Cape Coast — The Central Regional Director of the Department of Women, Madam Paulina Abayege, on Thursday, noted the need for girls in the region to be encouraged to pursue technical skills training for them to compete with their male counterparts in the same field.
Speaking at the regional launch of a campaign to promote girls' enrollment into non-traditional professional trades at Cape Coast, under the theme "Women's empowerment; A key to sustainable socio-economic development," Madam Abayege said with the support of the Government of Ghana (GoG), the Ministry of Women and Children's Affairs was embarking on a Gender Responsive Skills and Community development Project to help the girls acquire basic skills to be self-employed.

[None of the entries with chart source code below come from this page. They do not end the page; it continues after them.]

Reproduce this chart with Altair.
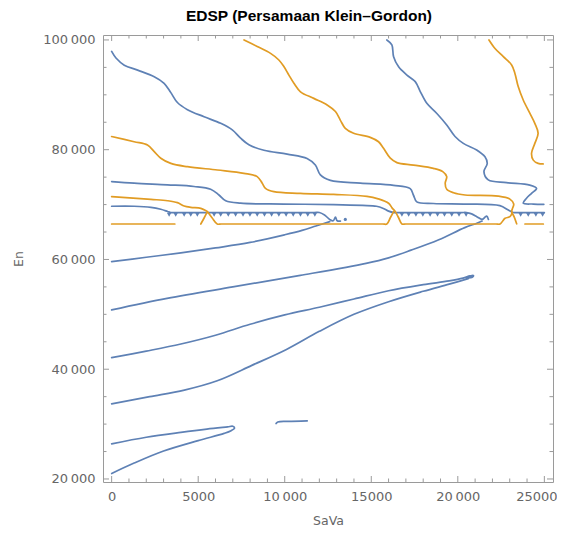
import altair as alt
import pandas as pd

BLUE = "#5E81B5"
ORANGE = "#E19C24"
FRAME = "#9a9a9a"
TEXT = "#666666"
FONT = "DejaVu Sans"

# ---- curves: (SaVa, En) points ----
b1 = [(0, 97900), (250, 96700), (730, 95400), (1500, 94500), (2460, 93300), (3030, 92100),
      (3420, 90400), (3800, 88600), (4380, 87300), (5340, 86000), (6300, 84800), (6970, 83600),
      (7450, 82100), (7930, 80900), (8800, 79900), (10140, 79200), (11290, 78400), (11770, 77200),
      (12060, 75400), (12640, 74400), (14370, 73900), (16290, 73500), (17250, 72900), (17440, 71700),
      (17630, 70500), (18590, 70200), (20510, 70100), (22430, 69800), (22920, 69000), (23200, 68550),
      (23500, 68550), (25000, 68550)]
b2 = [(0, 74200), (1300, 73900), (3220, 73600), (4760, 73300), (5720, 72800), (6200, 71750),
      (6590, 70700), (7450, 70250), (9950, 70100), (12830, 70000), (14500, 69850), (15300, 69700),
      (15700, 69300), (16000, 68800), (16300, 68550), (16600, 68550), (20200, 68550), (20500, 68550),
      (20800, 68300), (21100, 67800), (21400, 67300), (21570, 67700), (21670, 67900), (21770, 67300)]
b3 = [(0, 69700), (1300, 69700), (2270, 69500), (2840, 69150), (3230, 68750), (3420, 68550),
      (3700, 68550), (11700, 68550), (12000, 68550), (12300, 68100), (12600, 67300), (12800, 67050),
      (12930, 67700), (13030, 67050), (13220, 67000)]
b4 = [(15900, 100000), (16190, 99100), (16290, 96950), (16580, 95100), (17060, 93600), (17540, 92400),
      (17830, 90600), (18210, 88450), (18790, 86600), (19360, 84500), (19840, 82400), (20320, 81150),
      (21090, 79950), (21570, 78700), (21700, 77500), (21510, 76000), (21760, 74500), (22820, 74000),
      (24160, 73550), (24550, 72950), (24260, 72050), (23970, 71150), (23780, 70250), (24360, 70100),
      (24970, 70050)]
l1 = [(0, 59600), (2000, 60400), (4000, 61200), (6000, 62100), (8000, 63100), (10000, 64500),
      (11000, 65300), (11800, 66100), (12600, 66900)]
l2 = [(0, 50800), (3200, 52900), (7000, 55000), (10900, 57100), (14700, 59300), (16000, 60300),
      (17300, 61700), (18900, 63600), (20400, 65800), (21100, 66600), (21400, 67000)]
l3 = [(0, 42100), (2000, 43300), (4000, 44600), (6000, 46200), (8000, 48200), (10000, 49900),
      (12000, 51300), (14000, 52800), (16000, 54300), (18000, 55400), (19500, 56100), (20300, 56600),
      (20700, 57000), (20900, 57100), (20850, 56800), (20500, 56600)]
l4 = [(0, 33700), (2200, 35000), (4200, 36200), (6100, 37900), (8100, 40700), (10100, 43600),
      (12000, 46900), (14000, 50000), (16000, 52300), (18000, 54200), (19500, 55500), (20600, 56500)]
l5 = [(0, 26400), (2000, 27600), (4000, 28500), (5500, 29100), (6700, 29500), (7000, 29600),
      (7100, 29300), (6900, 28800), (6500, 28300), (5000, 27000), (3000, 25100), (1300, 22900),
      (0, 21000)]
l6 = [(9500, 30100), (9600, 30400), (10200, 30500), (11300, 30600)]

o1 = [(7650, 100000), (8410, 98800), (9180, 97550), (9660, 96350), (9950, 95150), (10240, 93600),
      (10530, 92100), (10910, 90550), (11680, 89350), (12450, 88150), (12930, 86950), (13210, 85400),
      (13500, 83900), (13980, 83000), (14940, 82250), (15420, 81450), (15710, 80250), (16100, 78450),
      (16480, 77650), (17440, 77200), (18590, 76600), (19130, 76000), (19360, 75100), (19270, 73900),
      (19360, 72800), (19750, 72150), (20420, 71750), (22340, 71550), (23010, 71000), (23230, 70100),
      (23150, 69200), (23110, 68700), (23250, 67800), (23400, 66500)]
o2 = [(0, 82400), (1300, 81450), (2070, 80850), (2460, 79650), (2840, 78450), (3420, 77500),
      (4380, 76900), (6110, 76300), (7640, 75700), (8410, 75100), (8700, 73900), (8890, 72950),
      (9370, 72350), (10910, 72050), (12830, 71850), (14750, 71500), (15400, 71050), (16000, 70250),
      (16200, 69400), (16390, 68700), (16580, 67600), (16770, 66460), (17000, 66460), (22200, 66460),
      (22440, 66460), (22730, 67500), (23010, 67800), (23150, 68550)]
o3 = [(0, 71450), (2270, 70950), (3230, 70700), (3800, 70350), (4190, 69750), (4570, 69500),
      (5150, 69300), (5430, 68900), (5530, 68700), (5800, 67600), (6100, 66460), (6350, 66460),
      (15650, 66460), (15900, 66460), (16100, 67600), (16290, 68700)]
o4 = [(21800, 100000), (22150, 98450), (22630, 96950), (23110, 95450), (23300, 93900), (23490, 91500),
      (23780, 89050), (24160, 86650), (24450, 84800), (24640, 83000), (24450, 81150), (24260, 79350),
      (24360, 78100), (24640, 77500), (24930, 77400)]
o5 = [(0, 66460), (3650, 66460)]
o6 = [(5150, 66460), (5350, 67600), (5530, 68700)]
o7 = [(23880, 66460), (24940, 66460)]

teeth_x = [3320, 3700, 4190, 4570, 4950, 5920, 6300, 6740, 7160, 7590, 7990, 8410, 8830, 9240,
           9660, 10080, 10490, 10910, 11330, 11740, 16770, 17160, 17580, 17980, 18400, 18830,
           19230, 19650, 20070, 20480, 23630, 24070, 24510, 24900]
teeth_y = 68150
dot_pts = [(13500, 67300)]

x_major = [0, 5000, 10000, 15000, 20000, 25000]
x_minor = [1000, 2000, 3000, 4000, 6000, 7000, 8000, 9000, 11000, 12000, 13000, 14000,
           16000, 17000, 18000, 19000, 21000, 22000, 23000, 24000]
y_major = [20000, 40000, 60000, 80000, 100000]
y_minor = [25000, 30000, 35000, 45000, 50000, 55000, 65000, 70000, 75000, 85000, 90000, 95000]

curves = [("b1", "blue", b1), ("b2", "blue", b2), ("b3", "blue", b3), ("b4", "blue", b4),
          ("l1", "blue", l1), ("l2", "blue", l2), ("l3", "blue", l3), ("l4", "blue", l4),
          ("l5", "blue", l5), ("l6", "blue", l6),
          ("o1", "orange", o1), ("o2", "orange", o2), ("o3", "orange", o3), ("o4", "orange", o4),
          ("o5", "orange", o5), ("o6", "orange", o6), ("o7", "orange", o7)]

rows = []
for name, kind, pts in curves:
    for i, (x, y) in enumerate(pts):
        rows.append({"series": name, "kind": kind, "i": i, "x": x, "y": y})
df = pd.DataFrame(rows)

W, H = 450, 447
xs = alt.Scale(domain=[-500, 25500], nice=False, zero=False)
ys = alt.Scale(domain=[19450, 100900], nice=False, zero=False)

x_label_expr = ("datum.value == 10000 ? '10\u2009000' : datum.value == 20000 ? '20\u2009000' : "
                "format(datum.value, 'd')")
y_label_expr = "replace(format(datum.value, ','), ',', '\u2009')"

xaxis = alt.Axis(title="SaVa", values=x_major, labelExpr=x_label_expr, ticks=False, domain=False,
                 grid=False, labelPadding=8, labelFont=FONT, labelFontSize=13, labelColor=TEXT,
                 labelOffset={"condition": {"test": "datum.value == 25000", "value": -8}, "value": 0},
                 titleFont=FONT, titleFontSize=12.5, titleColor=TEXT, titleFontWeight="normal",
                 titleY=38, titleBaseline="middle")
yaxis = alt.Axis(title="En", values=y_major, labelExpr=y_label_expr, ticks=False, domain=False,
                 grid=False, labelPadding=8, labelFont=FONT, labelFontSize=13, labelColor=TEXT,
                 titleFont=FONT, titleFontSize=12.5, titleColor=TEXT, titleFontWeight="normal",
                 titleX=-85, titleY=H / 2, titleAngle=270, titleBaseline="middle", titleAlign="center")

X_ENC = lambda f: alt.X(f, scale=xs, axis=xaxis)
Y_ENC = lambda f: alt.Y(f, scale=ys, axis=yaxis)

lines = alt.Chart(df).mark_line(strokeWidth=1.7, clip=True, strokeJoin="round", strokeCap="round",
                                interpolate="catmull-rom").encode(
    x=X_ENC("x:Q"),
    y=Y_ENC("y:Q"),
    color=alt.Color("kind:N", scale=alt.Scale(domain=["blue", "orange"], range=[BLUE, ORANGE]), legend=None),
    detail="series:N",
    order="i:Q",
)

teeth = alt.Chart(pd.DataFrame({"x": teeth_x, "y": [teeth_y] * len(teeth_x)})).mark_point(
    shape="triangle-down", filled=True, size=20, color=BLUE, opacity=1, strokeWidth=0).encode(
    x=X_ENC("x:Q"), y=Y_ENC("y:Q"))

dot = alt.Chart(pd.DataFrame({"x": [p[0] for p in dot_pts], "y": [p[1] for p in dot_pts]})).mark_circle(
    size=10, color=BLUE, opacity=1).encode(x=X_ENC("x:Q"), y=Y_ENC("y:Q"))


def yticks(vals, length):
    d = pd.DataFrame({"v": vals})
    left = alt.Chart(d).mark_rule(color=FRAME, strokeWidth=1).encode(
        y=Y_ENC("v:Q"), x=alt.value(0), x2=alt.value(length))
    right = alt.Chart(d).mark_rule(color=FRAME, strokeWidth=1).encode(
        y=Y_ENC("v:Q"), x=alt.value(W - length), x2=alt.value(W))
    return [left, right]


def xticks(vals, length):
    d = pd.DataFrame({"v": vals})
    bottom = alt.Chart(d).mark_rule(color=FRAME, strokeWidth=1).encode(
        x=X_ENC("v:Q"), y=alt.value(H - length), y2=alt.value(H))
    top = alt.Chart(d).mark_rule(color=FRAME, strokeWidth=1).encode(
        x=X_ENC("v:Q"), y=alt.value(0), y2=alt.value(length))
    return [bottom, top]


tick_layers = yticks(y_major, 6) + yticks(y_minor, 3.5) + xticks(x_major, 6) + xticks(x_minor, 3.5)

chart = alt.layer(lines, teeth, dot, *tick_layers).properties(
    width=W, height=H,
    autosize=alt.AutoSizeParams(type="none"),
    padding={"left": 95, "top": 27, "right": 4, "bottom": 44},
    title=alt.TitleParams("EDSP (Persamaan Klein\u2013Gordon)", fontSize=15.5, fontWeight="bold",
                          font="Liberation Sans", color="black", anchor="middle", frame="group",
                          dx=-19, offset=9),
).configure_view(stroke=FRAME, strokeWidth=1)

chart.save("out.html", embed_options={"renderer": "svg", "actions": False})
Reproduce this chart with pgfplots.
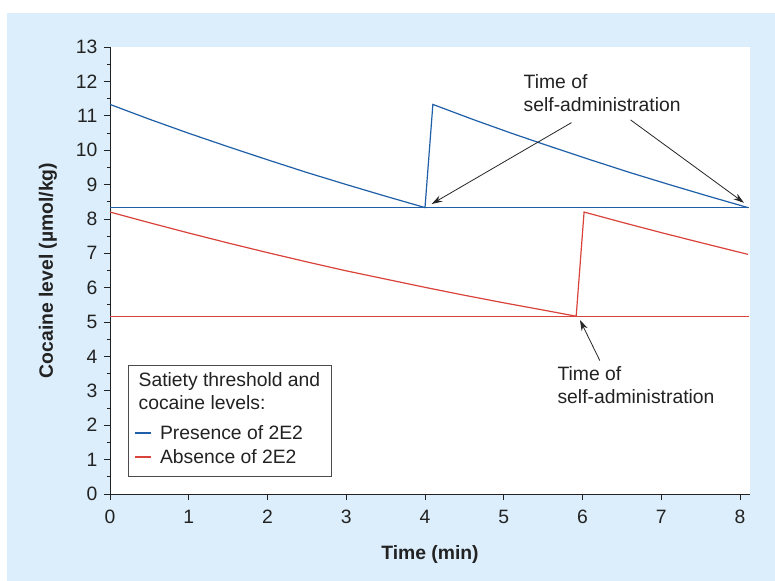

She stressed that in the 2011/2012 academic year, the project awarded scholarships to four girls each from the districts in the region, and in 2012/2013, the number of girls awarded increased to six per each district.
Madam Abayege stated that the project, under one of its interventions, was aimed at increasing girls enrolment into non-traditional professional trades dominated by boys, and perceived as their preserved field.
In a speech read for her, the outgoing Central Regional Minister, Mrs. Ama Benyiwa-Doe, regretted that though Ghana had achieved gender parity in primary education, girls' enrolment in Technical and Vocational Education Training (TVET) was relatively low, accounting for only 15 percent of total enrolment, according to the Ghana Living Standard Survey (GLSS 5).
She noted that the current rapid technological development and forces of globalisation were likely to lead to radical changes in the job market for both men and women, adding that human development, in which education was a vital part, must keep with these societal changes.
Mrs. Benywa-Doe emphasised that the government of Ghana, through the Ghana Education Service, had on-going educational reforms, and also revised the curriculum to make provisions for both boys and girls to study technical and vocational subjects at the various levels.
This, she noted, was part of the comprehensive policy framework of the government to narrow the gap between the national education system and the job market.
Emphasising on some of the challenges faced in sending the girl child to technical and vocational schools, she said most parents perceived technical and vocational education as a "hard and hazardous" field, and were, therefore, reluctant to expose the girls to it, but appealed to them to encourage the girls into that lucrative field.
Mrs. Benyiwa-Doe also stated that ignorance had been a challenge, since the majority of the students were not aware of the opportunities in the technical and vocational fields, and, therefore, cannot grab the advantage. She, therefore, asked all to help educate the girls on the field.